▸ **Given data**
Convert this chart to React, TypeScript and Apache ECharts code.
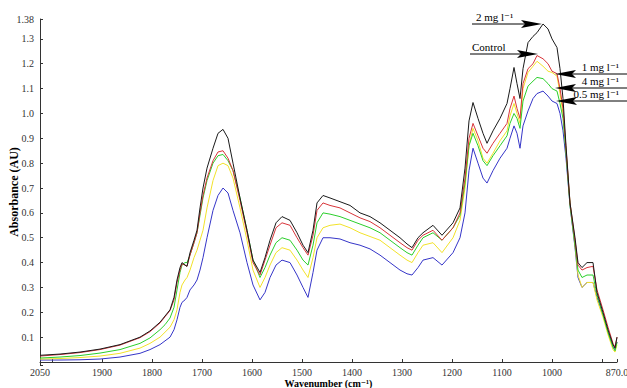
import React, { useEffect, useRef } from "react";
import * as echarts from "echarts";

// Wavenumber grid (cm^-1)
const WAVENUMBERS = [
  2024, 1984, 1944, 1904, 1864, 1824, 1804, 1784, 1774, 1764,
  1756, 1750, 1744, 1740, 1734, 1730, 1724, 1716, 1710, 1704,
  1698, 1690, 1678, 1668, 1658, 1648,
  1638, 1624, 1610, 1598, 1584, 1574, 1564, 1552, 1540, 1524,
  1510, 1498, 1488, 1478, 1470, 1458, 1444, 1424, 1404, 1384,
  1364, 1344, 1324, 1304, 1290, 1280, 1268, 1258, 1238, 1220,
  1198, 1184, 1174, 1166, 1158, 1148, 1138, 1130, 1118, 1104,
  1090, 1084, 1076, 1070, 1064, 1058, 1048, 1038, 1030, 1018,
  1008, 1000, 990, 984, 978, 972, 964, 954, 948, 940,
  930, 918, 910, 898, 888, 878, 874, 870,
];

const TWO_MG = [
  0.027, 0.032, 0.04, 0.052, 0.07, 0.1, 0.125, 0.16, 0.185, 0.21,
  0.26, 0.33, 0.38, 0.4, 0.39, 0.385, 0.44, 0.49, 0.53, 0.62,
  0.7, 0.78, 0.86, 0.92, 0.936, 0.9,
  0.8, 0.66, 0.53, 0.41, 0.36, 0.42, 0.49, 0.56, 0.585, 0.57,
  0.52, 0.47, 0.44, 0.53, 0.64, 0.67, 0.66, 0.645, 0.63, 0.6,
  0.585, 0.56, 0.53, 0.5, 0.475, 0.46, 0.5, 0.52, 0.55, 0.51,
  0.56, 0.62, 0.78, 0.97, 1.044, 0.98, 0.92, 0.88, 0.93, 0.98,
  1.04, 1.1, 1.185, 1.12, 1.06, 1.18, 1.285, 1.31, 1.325, 1.36,
  1.34, 1.3, 1.265, 1.18, 1.06, 0.87, 0.64, 0.5, 0.4, 0.38,
  0.4, 0.4, 0.28, 0.2, 0.13, 0.07, 0.056, 0.1,
];

const CONTROL = [
  0.024, 0.03, 0.038, 0.05, 0.068, 0.098, 0.122, 0.157, 0.182, 0.207,
  0.25, 0.32, 0.37, 0.395, 0.39, 0.385, 0.43, 0.48, 0.52, 0.6,
  0.67, 0.74, 0.81, 0.845, 0.85, 0.82,
  0.77, 0.65, 0.52, 0.4, 0.35, 0.41, 0.47, 0.54, 0.56, 0.55,
  0.5, 0.46, 0.43, 0.51, 0.61, 0.64, 0.63, 0.62, 0.6, 0.58,
  0.565, 0.54, 0.51, 0.48, 0.46, 0.45, 0.49, 0.51, 0.53, 0.49,
  0.54, 0.6, 0.74, 0.9, 0.96, 0.91, 0.86, 0.84, 0.88, 0.92,
  0.96, 1.02, 1.07, 1.02, 0.98, 1.12, 1.18, 1.2, 1.233, 1.22,
  1.2, 1.17, 1.16, 1.1, 1.02, 0.86, 0.64, 0.49, 0.39, 0.37,
  0.38, 0.385, 0.29, 0.21, 0.14, 0.075, 0.06, 0.1,
];

const ONE_MG = [
  0.012, 0.014, 0.018, 0.024, 0.035, 0.056, 0.075, 0.1, 0.12, 0.14,
  0.17, 0.21, 0.28, 0.31, 0.33, 0.34, 0.37, 0.42, 0.45, 0.49,
  0.53, 0.62, 0.73, 0.79, 0.8, 0.79,
  0.74, 0.62, 0.49, 0.37, 0.3, 0.34, 0.39, 0.44, 0.46, 0.45,
  0.41, 0.37, 0.34, 0.42, 0.5, 0.54, 0.55, 0.555, 0.54, 0.52,
  0.505, 0.49, 0.46, 0.43, 0.41, 0.4, 0.44, 0.47, 0.48, 0.44,
  0.5, 0.57, 0.7, 0.87, 0.94, 0.89, 0.82, 0.8, 0.84, 0.89,
  0.93, 0.99, 1.04, 1.0, 0.96, 1.1, 1.165, 1.19, 1.21, 1.19,
  1.17, 1.165, 1.15, 1.08, 1.0, 0.85, 0.64, 0.47, 0.35, 0.3,
  0.32, 0.32, 0.25, 0.18, 0.11, 0.05, 0.04, 0.07,
];

const FOUR_MG = [
  0.016, 0.02, 0.026, 0.036, 0.05, 0.075, 0.097, 0.13, 0.15, 0.177,
  0.22, 0.29, 0.36, 0.39, 0.4, 0.4, 0.43, 0.48, 0.52, 0.59,
  0.66, 0.73, 0.8, 0.83, 0.835, 0.81,
  0.77, 0.66, 0.53, 0.41, 0.34, 0.38, 0.43, 0.48, 0.5, 0.49,
  0.45, 0.41, 0.39, 0.47, 0.56, 0.6, 0.595, 0.585, 0.57, 0.555,
  0.54, 0.52, 0.49, 0.46, 0.44, 0.43, 0.47, 0.5, 0.52, 0.49,
  0.54, 0.59, 0.72, 0.87, 0.92, 0.87, 0.81, 0.79, 0.83, 0.87,
  0.91, 0.96, 1.0, 0.98, 0.94, 1.05, 1.11, 1.13, 1.145, 1.14,
  1.12, 1.1, 1.09, 1.04, 0.98, 0.84, 0.63, 0.47, 0.37, 0.34,
  0.35, 0.35, 0.27, 0.19, 0.12, 0.06, 0.045, 0.08,
];

const HALF_MG = [
  0.008, 0.008, 0.009, 0.012, 0.02, 0.035, 0.05, 0.07, 0.085, 0.1,
  0.13, 0.17, 0.22, 0.24, 0.25, 0.26, 0.29, 0.31, 0.33, 0.37,
  0.42, 0.5, 0.61, 0.67, 0.7, 0.68,
  0.61, 0.52, 0.4, 0.31, 0.25, 0.28, 0.34, 0.39, 0.41, 0.4,
  0.35, 0.3, 0.26, 0.36, 0.45, 0.5, 0.5, 0.495, 0.48, 0.47,
  0.455, 0.43, 0.4, 0.37, 0.355, 0.35, 0.38, 0.41, 0.42, 0.39,
  0.44, 0.5, 0.6, 0.77, 0.86, 0.8, 0.74, 0.72, 0.77, 0.82,
  0.86, 0.9, 0.95, 0.92, 0.86, 0.95, 1.01, 1.06, 1.08, 1.09,
  1.07, 1.05, 1.04, 1.0, 0.93, 0.82, 0.63, 0.46, 0.34, 0.3,
  0.32, 0.32, 0.26, 0.19, 0.12, 0.06, 0.05, 0.08,
];

const SERIES_NAMES = ["0.5 mg l⁻¹", "1 mg l⁻¹", "4 mg l⁻¹", "Control", "2 mg l⁻¹"];
const X_LOW = 870;
const X_HIGH = 2024;
const X_HIGH_LABEL = "2050";
const X_LOW_LABEL = "870.0";
const Y_MIN = -0.012;
const Y_MAX = 1.38;

const serif = "'Liberation Serif', 'DejaVu Serif', serif";

export default function App() {
  const ref = useRef<HTMLDivElement>(null);
  useEffect(() => {
    if (!ref.current) return;
    const chart = echarts.init(ref.current, null, { renderer: "svg" });
    const mk = (vals: number[]) => WAVENUMBERS.map((w, i) => [w, vals[i]]);
    const seriesDefs = [
      { name: SERIES_NAMES[0], vals: HALF_MG, color: "#3535c8" },
      { name: SERIES_NAMES[1], vals: ONE_MG, color: "#f2e22a" },
      { name: SERIES_NAMES[2], vals: FOUR_MG, color: "#2ccf2c" },
      { name: SERIES_NAMES[3], vals: CONTROL, color: "#d8353a" },
      { name: SERIES_NAMES[4], vals: TWO_MG, color: "#1a1a1a" },
    ];
    const txt = (text: string, x: number, y: number, align: string) => ({
      type: "text",
      x,
      y,
      style: {
        text,
        fill: "#000",
        font: `11px ${serif}`,
        align,
        verticalAlign: "bottom",
      },
      z: 10,
    });
    const arrowR = (x1: number, tip: number, y: number) => [
      { type: "line", shape: { x1, y1: y, x2: tip - 16, y2: y }, style: { stroke: "#000", lineWidth: 1 }, z: 10 },
      {
        type: "polygon",
        shape: { points: [[tip - 21, y - 4], [tip, y], [tip - 21, y + 4], [tip - 17, y]] },
        style: { fill: "#000" },
        z: 10,
      },
    ];
    const arrowL = (x1: number, tip: number, y: number) => [
      { type: "line", shape: { x1, y1: y, x2: tip + 16, y2: y }, style: { stroke: "#000", lineWidth: 1 }, z: 10 },
      {
        type: "polygon",
        shape: { points: [[tip + 21, y - 4], [tip, y], [tip + 21, y + 4], [tip + 17, y]] },
        style: { fill: "#000" },
        z: 10,
      },
    ];
    chart.setOption({
      animation: false,
      backgroundColor: "#fff",
      grid: { left: 40, right: 10, top: 19, bottom: 23, containLabel: false, outerBoundsMode: "none" },
      xAxis: {
        type: "value",
        inverse: true,
        min: X_LOW,
        max: X_HIGH,
        splitNumber: 12,
        name: "Wavenumber (cm⁻¹)",
        nameLocation: "middle",
        nameGap: 13,
        nameMoveOverlap: false,
        nameTextStyle: { fontFamily: serif, fontWeight: "bold", fontSize: 10, color: "#000" },
        axisLine: { lineStyle: { color: "#333", width: 1 } },
        axisTick: { inside: true, length: 3, lineStyle: { color: "#333" } },
        splitLine: { show: false },
        axisLabel: {
          showMinLabel: true,
          showMaxLabel: true,
          margin: 2,
          fontFamily: serif,
          fontSize: 10,
          color: "#333",
          formatter: (v: number) => {
            if (v === X_HIGH) return X_HIGH_LABEL;
            if (v === X_LOW) return X_LOW_LABEL;
            if (v === 2000 || v === 900) return "";
            return String(v);
          },
        },
      },
      yAxis: {
        type: "value",
        min: Y_MIN,
        max: Y_MAX,
        splitNumber: 14,
        name: "Absorbance (AU)",
        nameLocation: "middle",
        nameGap: 20,
        nameMoveOverlap: false,
        nameTextStyle: { fontFamily: serif, fontWeight: "bold", fontSize: 12, color: "#000" },
        axisLine: { show: true, lineStyle: { color: "#333", width: 1 } },
        axisTick: { show: true, inside: true, length: 3, lineStyle: { color: "#333" } },
        splitLine: { show: false },
        axisLabel: {
          showMinLabel: true,
          showMaxLabel: true,
          margin: 6,
          fontFamily: serif,
          fontSize: 10,
          color: "#333",
          formatter: (v: number) => {
            if (v === Y_MAX) return "1.38";
            if (v <= 0.001) return "";
            return v.toFixed(1);
          },
        },
      },
      series: seriesDefs.map((s) => ({
        name: s.name,
        type: "line",
        data: mk(s.vals),
        showSymbol: false,
        symbol: "none",
        lineStyle: { color: s.color, width: 1 },
        itemStyle: { color: s.color },
      })),
      graphic: [
        txt(SERIES_NAMES[4], 476, 22, "left"),
        ...arrowR(472, 542, 24),
        txt(SERIES_NAMES[3], 472, 52, "left"),
        ...arrowR(470, 538, 54),
        txt(SERIES_NAMES[1], 619, 72, "right"),
        ...arrowL(627, 555, 74),
        txt(SERIES_NAMES[2], 619, 86, "right"),
        ...arrowL(627, 555, 88),
        txt(SERIES_NAMES[0], 619, 99, "right"),
        ...arrowL(627, 556, 101),
      ],
    });
    return () => chart.dispose();
  }, []);
  return (
    <div
      ref={ref}
      style={{ position: "fixed", left: 0, top: 0, width: 627, height: 388, background: "#fff" }}
    />
  );
}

▸ **Set exercise**
Each line above that holds the string "React" should be copied and shown.

▸ **Result for this exercise**
Convert this chart to React, TypeScript and Apache ECharts code.
import React, { useEffect, useRef } from "react";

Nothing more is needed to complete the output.